Skills driving a forklift? You've got to be kidding me.
Look, don't blame unions for the incompetence of business owners when they lose at the negotiating table. I'll be the first to say that most unions have brilliant negotiators, but most business owners are beaten before they ever sit down to negotiate. These guys go in with defeat in mind; they say the same thing you do. "How can we ever compete with unions? Gosh, what can we do?" With that kind of attitude, is it any wonder that they get trounced when it comes time to draw up an agreement?
You're beginning to compare white collar to blue collar. You can't do that and expect to have a legitimate comparison. White collar jobs don't need unions for a few different reasons:
1) There are a lot fewer white collar workers than blue collar. That evens up the odds right from the very beginning.
2) Not only are there fewer white collar workers, the "field" of white collar workers is further subdivided by specialty. You are a software designer, someone might be an architect, another is an engineer, etc. So that cuts down on the supply right there, again leveling the playing field.
3) White collar jobs lend themselves more to showing superior skills than blue collar jobs. You might be a genius software designer and no one else in the world can do what you do--you wrote Linux or whatever. That additional skill ability gives you further negotiating power over your employer. Who says that about forklift drivers? What, is there a Mario Andretti of forklift drivers? Of course not--one forklift driver is pretty much the same as any other forklift driver.

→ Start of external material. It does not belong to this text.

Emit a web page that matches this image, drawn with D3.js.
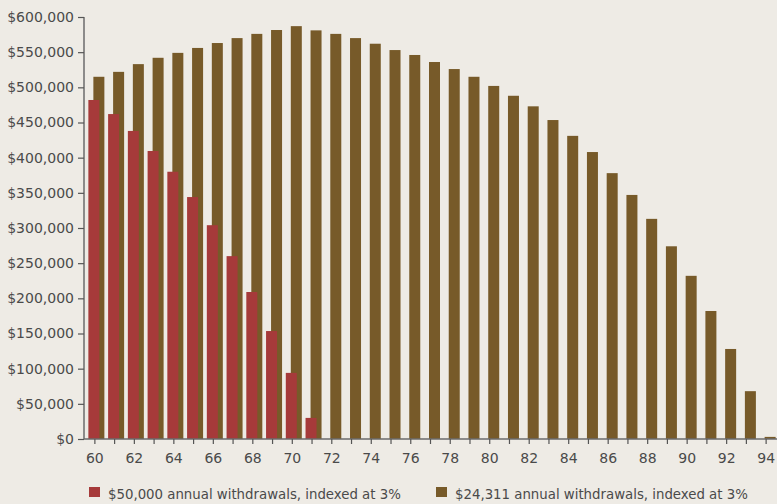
<!DOCTYPE html>
<html>
<head>
<meta charset="utf-8">
<script src="https://cdn.jsdelivr.net/npm/d3@7"></script>
<style>
  body { margin: 0; background: #eeebe5; }
  svg { display: block; }
  text { font-family: "DejaVu Sans", sans-serif; fill: #4a4a4a; }
  .legend text { font-family: "DejaVu Sans Condensed", "DejaVu Sans", sans-serif; font-stretch: condensed; }
</style>
</head>
<body>
<div id="chart"></div>
<script>
var w = 777
var h = 504

// ages on the x axis
var ages = d3.range(60, 95);

// balance with $50,000 withdrawals (runs out after 71)
var balance50k = [482000, 462000, 438000, 409500, 380000, 344000, 304000, 260000, 209000, 153500, 94000, 30000];

// balance with $24,311 withdrawals
var balance24k = [515000, 522000, 533000, 542000, 549000, 556000, 563000, 570000, 576000, 581500, 587000,
                  581000, 576000, 570000, 562000, 553000, 546000, 536000, 526000, 515000, 502000, 488000,
                  473000, 453500, 431000, 408000, 378000, 347000, 313000, 274000, 232000, 182000, 128000,
                  68000, 3000];

var yTicks = d3.range(0, 600001, 50000);
var xLabels = d3.range(60, 95, 2);

var legendText = ["$50,000 annual withdrawals, indexed at 3%", "$24,311 annual withdrawals, indexed at 3%"];
var colors = ["#a63a3a", "#775a29"];

var x = d3.scaleBand()
    .domain(ages)
    .range([85, 776])
    .padding(0);

var y = d3.scaleLinear()
    .domain([0, 600000])
    .range([439, 17]);

var svg = d3.select("#chart").append("svg")
    .attr("width", w)
    .attr("height", h);

var barW = 11;

// brown series sits right of the tick
svg.selectAll("rect.b24").data(balance24k).enter()
  .append("rect")
    .attr("class", "b24")
    .attr("x", function(d, i) { return x(ages[i]) + x.bandwidth() / 2 - 1.5; })
    .attr("width", barW)
    .attr("y", function(d) { return y(d); })
    .attr("height", function(d) { return y(0) - y(d); })
    .attr("fill", colors[1]);

// red series drawn on top, centred on the tick
svg.selectAll("rect.b50").data(balance50k).enter()
  .append("rect")
    .attr("class", "b50")
    .attr("x", function(d, i) { return x(ages[i]) + x.bandwidth() / 2 - 6.5; })
    .attr("width", barW)
    .attr("y", function(d) { return y(d); })
    .attr("height", function(d) { return y(0) - y(d); })
    .attr("fill", colors[0]);

// y axis
var yAxis = svg.append("g")
    .attr("transform", "translate(84,0)")
    .call(d3.axisLeft(y).tickValues(yTicks).tickSize(6).tickPadding(4)
        .tickFormat(function(d) { return "$" + d3.format(",")(d); }));

// x axis
var xAxis = svg.append("g")
    .attr("transform", "translate(0,439)")
    .call(d3.axisBottom(x).tickSize(5).tickPadding(9)
        .tickFormat(function(d) { return xLabels.indexOf(d) >= 0 ? d : ""; }));

svg.selectAll(".domain").attr("stroke", "#6b6b6b").attr("stroke-width", 1.5);
svg.selectAll(".tick line").attr("stroke", "#555").attr("stroke-width", 1.2);
svg.selectAll(".tick text").style("font-size", "14px").attr("fill", "#4a4a4a");
xAxis.select(".domain").attr("d", "M84,0H777");
yAxis.select(".domain").attr("d", "M0,17V439");

// legend
var legendX = [89, 436];
var legend = svg.selectAll("g.legend").data(legendText).enter()
  .append("g")
    .attr("class", "legend")
    .attr("transform", function(d, i) { return "translate(" + legendX[i] + ",487)"; });

legend.append("rect")
    .attr("width", 11)
    .attr("height", 10)
    .attr("fill", function(d, i) { return colors[i]; });

legend.append("text")
    .attr("x", 19)
    .attr("y", 12)
    .style("font-size", "14.8px")
    .text(function(d) { return d; });
</script>
</body>
</html>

So what I'm getting at is that the bargaining position of a forklift driver is a lot different than your bargaining position as a software writer, or whatever it is that you do. Yeah, you can leave and go work for another software design company. Because you have unique skills, you are a valuable asset to your employer (presumably). Forklift drivers and other blue collar workers that make up unions don't have that luxury. They can't say, "give me a raise or I'll quit." It's super for you that you have a unique skill set that gives you leverage over employers, but just because blue collar workers don't have those skills it doesn't mean they should be disallowed from even-field bargaining.